→ **Goal of the exercise**
Return each line of the listing below, unchanged, and omit the images.

→ **Supplied data**
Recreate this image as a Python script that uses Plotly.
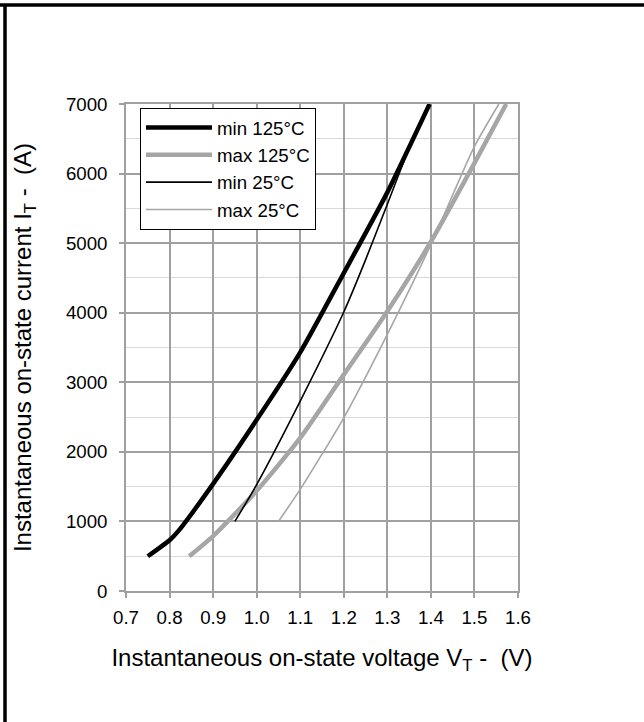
import plotly.graph_objects as go

# Data
vt_min125 = [0.75, 0.80, 0.82, 0.90, 1.00, 1.10, 1.20, 1.30, 1.397]
it_min125 = [500, 730, 860, 1540, 2460, 3430, 4570, 5730, 7000]

vt_max125 = [0.845, 0.90, 1.00, 1.10, 1.20, 1.30, 1.40, 1.50, 1.573]
it_max125 = [500, 790, 1440, 2200, 3110, 4020, 5020, 6150, 7000]

vt_min25 = [0.95, 1.00, 1.10, 1.20, 1.25, 1.30, 1.35, 1.397]
it_min25 = [1000, 1530, 2730, 4010, 4760, 5560, 6360, 7000]

vt_max25 = [1.05, 1.10, 1.20, 1.30, 1.40, 1.50, 1.556]
it_max25 = [1000, 1460, 2490, 3690, 4980, 6390, 7000]

names = ["min 125°C", "max 125°C", "min 25°C", "max 25°C"]

FONT = "Arial, Liberation Sans, sans-serif"
GRAY = "#a0a0a0"

fig = go.Figure()
series = [
    (vt_min125, it_min125, names[0], "#000000", 4.5),
    (vt_max125, it_max125, names[1], "#a6a6a6", 4.5),
    (vt_min25, it_min25, names[2], "#000000", 1.6),
    (vt_max25, it_max25, names[3], "#a6a6a6", 1.6),
]
for x, y, n, c, w in series:
    fig.add_trace(go.Scatter(x=x, y=y, name=n, mode="lines",
                             line=dict(color=c, width=w, shape="spline", smoothing=0.6)))

fig.update_layout(
    width=644, height=722,
    margin=dict(l=126, r=126, t=104, b=131),
    paper_bgcolor="white", plot_bgcolor="white",
    font=dict(family=FONT, size=19, color="black"),
    showlegend=True,
    legend=dict(x=0.0357, y=0.992, xanchor="left", yanchor="top",
                bgcolor="white", bordercolor="black", borderwidth=1,
                itemwidth=66, tracegroupgap=0,
                font=dict(family=FONT, size=18.7, color="black")),
    shapes=[
        dict(type="line", xref="paper", yref="paper",
             x0=-126/392, x1=518/392 + 126/392, y0=(591-5)/487, y1=(591-5)/487,
             line=dict(color="black", width=3.5)),
        dict(type="line", xref="paper", yref="paper",
             x0=-121/392, x1=-121/392, y0=(591-4)/487, y1=-131/487,
             line=dict(color="black", width=3.5)),
    ],
)
fig.update_xaxes(
    range=[0.7, 1.6], dtick=0.1, tick0=0.7, tickformat=".1f",
    showgrid=True, gridcolor=GRAY, gridwidth=1.5,
    showline=True, linecolor=GRAY, linewidth=1.5, mirror=True,
    ticks="outside", ticklen=5, tickcolor=GRAY, tickwidth=1.5,
    ticklabelstandoff=4,
    tickfont=dict(family=FONT, size=18.7, color="black"),
    zeroline=False,
    title=dict(text="Instantaneous on-state voltage V<sub>T</sub> -\u00a0 (V)",
               font=dict(family=FONT, size=24, color="black"), standoff=22),
)
fig.update_yaxes(
    range=[0, 7000], dtick=1000, tick0=0,
    showgrid=True, gridcolor=GRAY, gridwidth=1.5,
    minor=dict(dtick=500, showgrid=True, gridcolor="#d9d9d9", gridwidth=1),
    showline=True, linecolor=GRAY, linewidth=1.5, mirror=True,
    ticks="outside", ticklen=5, tickcolor=GRAY, tickwidth=1.5,
    ticklabelstandoff=8,
    tickfont=dict(family=FONT, size=18.7, color="black"),
    zeroline=False,
    title=dict(text="Instantaneous on-state current I<sub>T</sub> -\u00a0 (A)",
               font=dict(family=FONT, size=24, color="black"), standoff=28),
)

# remove the browser's default 8px page margin so the figure sits at the window origin
fig.write_html("out.html", config={"displayModeBar": False},
               post_script="document.body.style.margin='0';")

→ **The response**
Recreate this image as a Python script that uses Plotly.
import plotly.graph_objects as go

# Data
vt_min125 = [0.75, 0.80, 0.82, 0.90, 1.00, 1.10, 1.20, 1.30, 1.397]
it_min125 = [500, 730, 860, 1540, 2460, 3430, 4570, 5730, 7000]

vt_max125 = [0.845, 0.90, 1.00, 1.10, 1.20, 1.30, 1.40, 1.50, 1.573]
it_max125 = [500, 790, 1440, 2200, 3110, 4020, 5020, 6150, 7000]

vt_min25 = [0.95, 1.00, 1.10, 1.20, 1.25, 1.30, 1.35, 1.397]
it_min25 = [1000, 1530, 2730, 4010, 4760, 5560, 6360, 7000]

vt_max25 = [1.05, 1.10, 1.20, 1.30, 1.40, 1.50, 1.556]
it_max25 = [1000, 1460, 2490, 3690, 4980, 6390, 7000]

names = ["min 125°C", "max 125°C", "min 25°C", "max 25°C"]

FONT = "Arial, Liberation Sans, sans-serif"
GRAY = "#a0a0a0"

fig = go.Figure()
series = [
    (vt_min125, it_min125, names[0], "#000000", 4.5),
    (vt_max125, it_max125, names[1], "#a6a6a6", 4.5),
    (vt_min25, it_min25, names[2], "#000000", 1.6),
    (vt_max25, it_max25, names[3], "#a6a6a6", 1.6),
]
for x, y, n, c, w in series:
    fig.add_trace(go.Scatter(x=x, y=y, name=n, mode="lines",
                             line=dict(color=c, width=w, shape="spline", smoothing=0.6)))

fig.update_layout(
    width=644, height=722,
    margin=dict(l=126, r=126, t=104, b=131),
    paper_bgcolor="white", plot_bgcolor="white",
    font=dict(family=FONT, size=19, color="black"),
    showlegend=True,
    legend=dict(x=0.0357, y=0.992, xanchor="left", yanchor="top",
                bgcolor="white", bordercolor="black", borderwidth=1,
                itemwidth=66, tracegroupgap=0,
                font=dict(family=FONT, size=18.7, color="black")),
    shapes=[
        dict(type="line", xref="paper", yref="paper",
             x0=-126/392, x1=518/392 + 126/392, y0=(591-5)/487, y1=(591-5)/487,
             line=dict(color="black", width=3.5)),
        dict(type="line", xref="paper", yref="paper",
             x0=-121/392, x1=-121/392, y0=(591-4)/487, y1=-131/487,
             line=dict(color="black", width=3.5)),
    ],
)
fig.update_xaxes(
    range=[0.7, 1.6], dtick=0.1, tick0=0.7, tickformat=".1f",
    showgrid=True, gridcolor=GRAY, gridwidth=1.5,
    showline=True, linecolor=GRAY, linewidth=1.5, mirror=True,
    ticks="outside", ticklen=5, tickcolor=GRAY, tickwidth=1.5,
    ticklabelstandoff=4,
    tickfont=dict(family=FONT, size=18.7, color="black"),
    zeroline=False,
    title=dict(text="Instantaneous on-state voltage V<sub>T</sub> -\u00a0 (V)",
               font=dict(family=FONT, size=24, color="black"), standoff=22),
)
fig.update_yaxes(
    range=[0, 7000], dtick=1000, tick0=0,
    showgrid=True, gridcolor=GRAY, gridwidth=1.5,
    minor=dict(dtick=500, showgrid=True, gridcolor="#d9d9d9", gridwidth=1),
    showline=True, linecolor=GRAY, linewidth=1.5, mirror=True,
    ticks="outside", ticklen=5, tickcolor=GRAY, tickwidth=1.5,
    ticklabelstandoff=8,
    tickfont=dict(family=FONT, size=18.7, color="black"),
    zeroline=False,
    title=dict(text="Instantaneous on-state current I<sub>T</sub> -\u00a0 (A)",
               font=dict(family=FONT, size=24, color="black"), standoff=28),
)

# remove the browser's default 8px page margin so the figure sits at the window origin
fig.write_html("out.html", config={"displayModeBar": False},
               post_script="document.body.style.margin='0';")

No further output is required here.